PORTLAND, Ore. (KOIN) — Last Thursday, residents in North Portland’s Overlook neighborhood said a fear turned became a reality.
A hillside caught fire, coming yards away from homes. The fire was caught on video, and residents said it appears someone deliberately set fire to the area. They think the alleged arsonist came from someone staying in a nearby illegal homeless camp near Hazelnut Grove, a city-permitted, self-governed homeless camp on North Greeley near North Interstate.
“Pretty much as long as Hazelnut Grove has been their we have had spillover,” said Chris Trejbal, the chair of the neighborhood association.
Neighbors in Portland’s Overlook neighborhood on N Melrose say this fire was started by people living in a homeless camp nearby. They say they’ve asked the city to clean up the area for years and want action now. #KOIN6News pic.twitter.com/RDZRByY6uH— Velena Jones (@velenajones) August 14, 2018
“To have my worst fear realized was pretty emotional,” a resident, who didn’t want to be identified over fear of retaliation, said.
“To actually see someone light a torch and intentionally lay it down, toss it down in the tall dry grass and stand there, and watch it build, was something I did not expect to see.”
After the fire, the Overlook Neighborhood Association is calling on the city to move the Hazelnut Grove site and put in more safety measures to prevent fires from spreading.
“Everyone is kind of on edge giving how dry it is,” Trejbal said. “The next fire doesn’t have to be arson, it could be a cigarette bud thrown off the side of the road or dropped by a homeless person and suddenly this whole bluff goes up in flames.”
Portland Parks and Rec spokesman Mark Ross released a statement after the fire, saying they will determine if the land is theirs and then proceed.
On behalf of all of us at Portland Parks & Recreation (PP&R), we are thankful no homes were lost and everyone stayed safe.
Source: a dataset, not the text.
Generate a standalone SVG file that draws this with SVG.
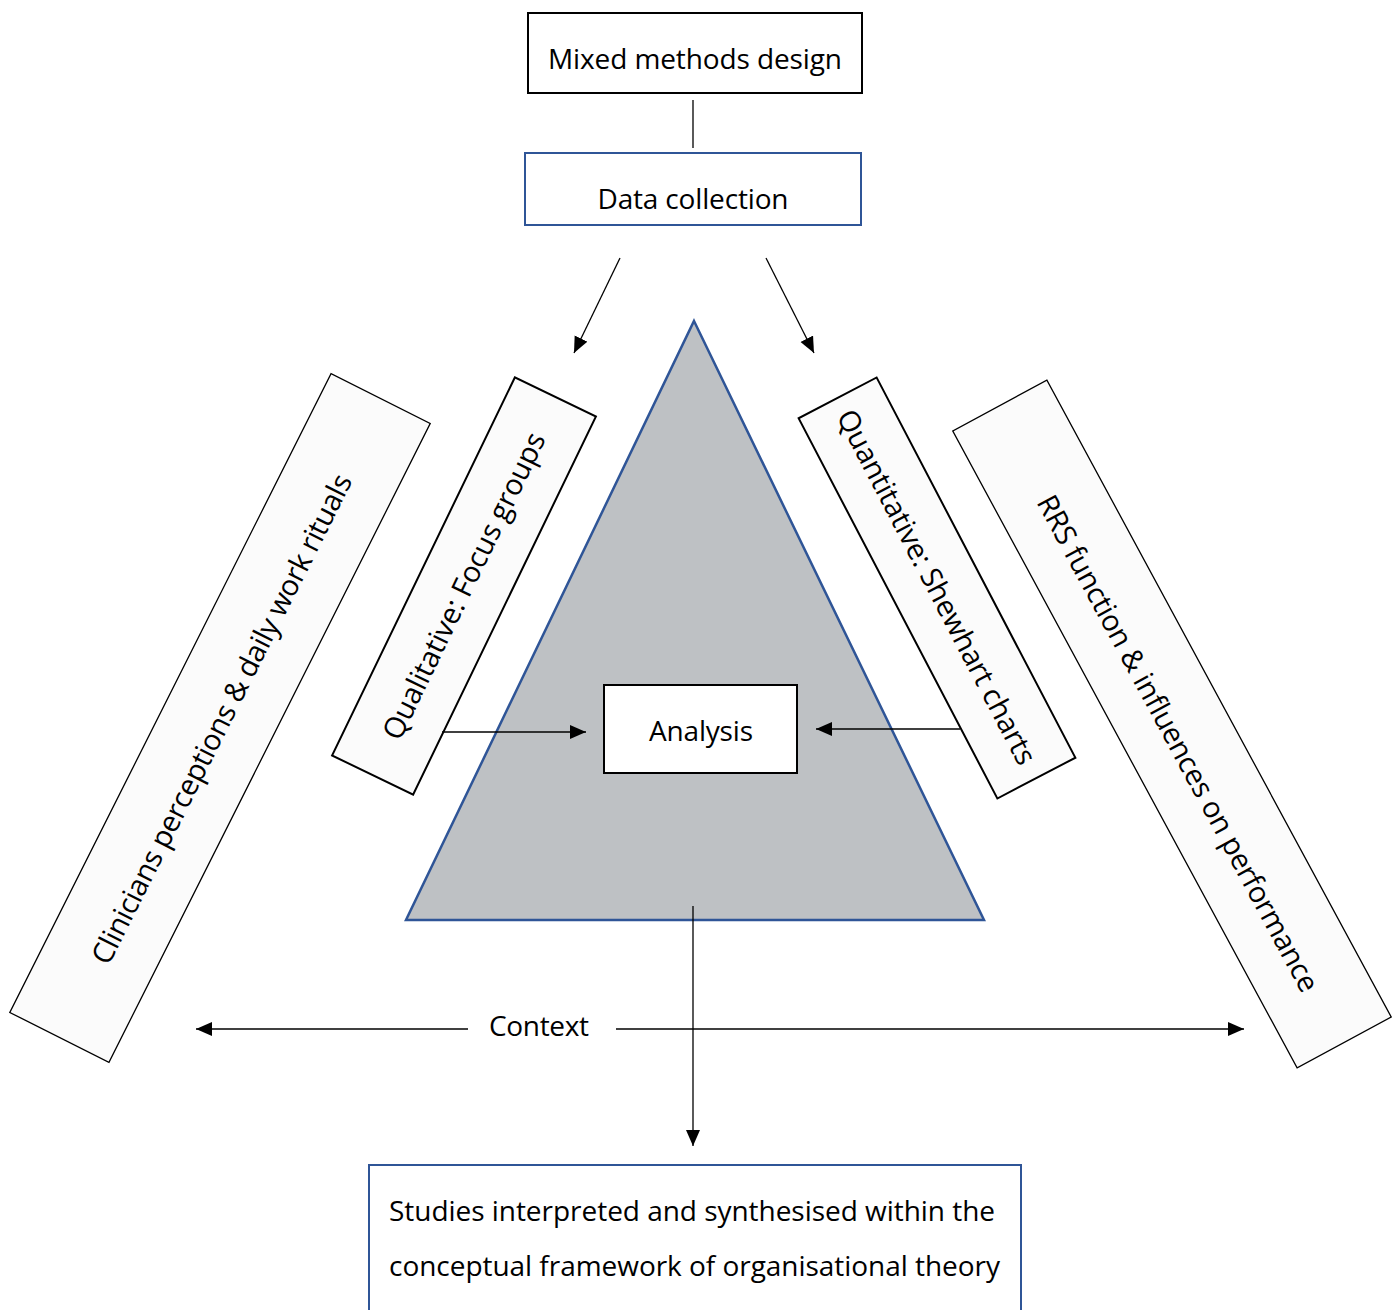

We are first working to ensure the land in question is indeed PP&R property. It very well may be, and if so, we will be discussing the situation with the Fire Bureau and with Portland Parks & Recreation staff to identify potential next steps. We must first have experts weigh in on if a fire break is indeed desired, what an effective one looks like, how it is to be established, and related logistics if such an effort is advised to be a helpful step.
Last month, PP&R staff cut back weeds in the area along a steep slope; and around two months ago the City cleaned debris from a nearby area where several people experiencing homelessness had established a campsite. Regardless of terrain, no Portland park or natural area is designed for people to live in.
Regardless of who owns the land, residents are concerned about the future based on things they’ve already seen.
“I know we have a homeless crisis and I am sympathetic to that as well,” the unidentified resident said, “but the solution is not to have actual tax paying citizens terrorized.
“This is just one incident that happens to be slightly scarier than some of the things that we see on a daily basis.”
The city posted notices informing illegal homeless campers to leave the area by this week.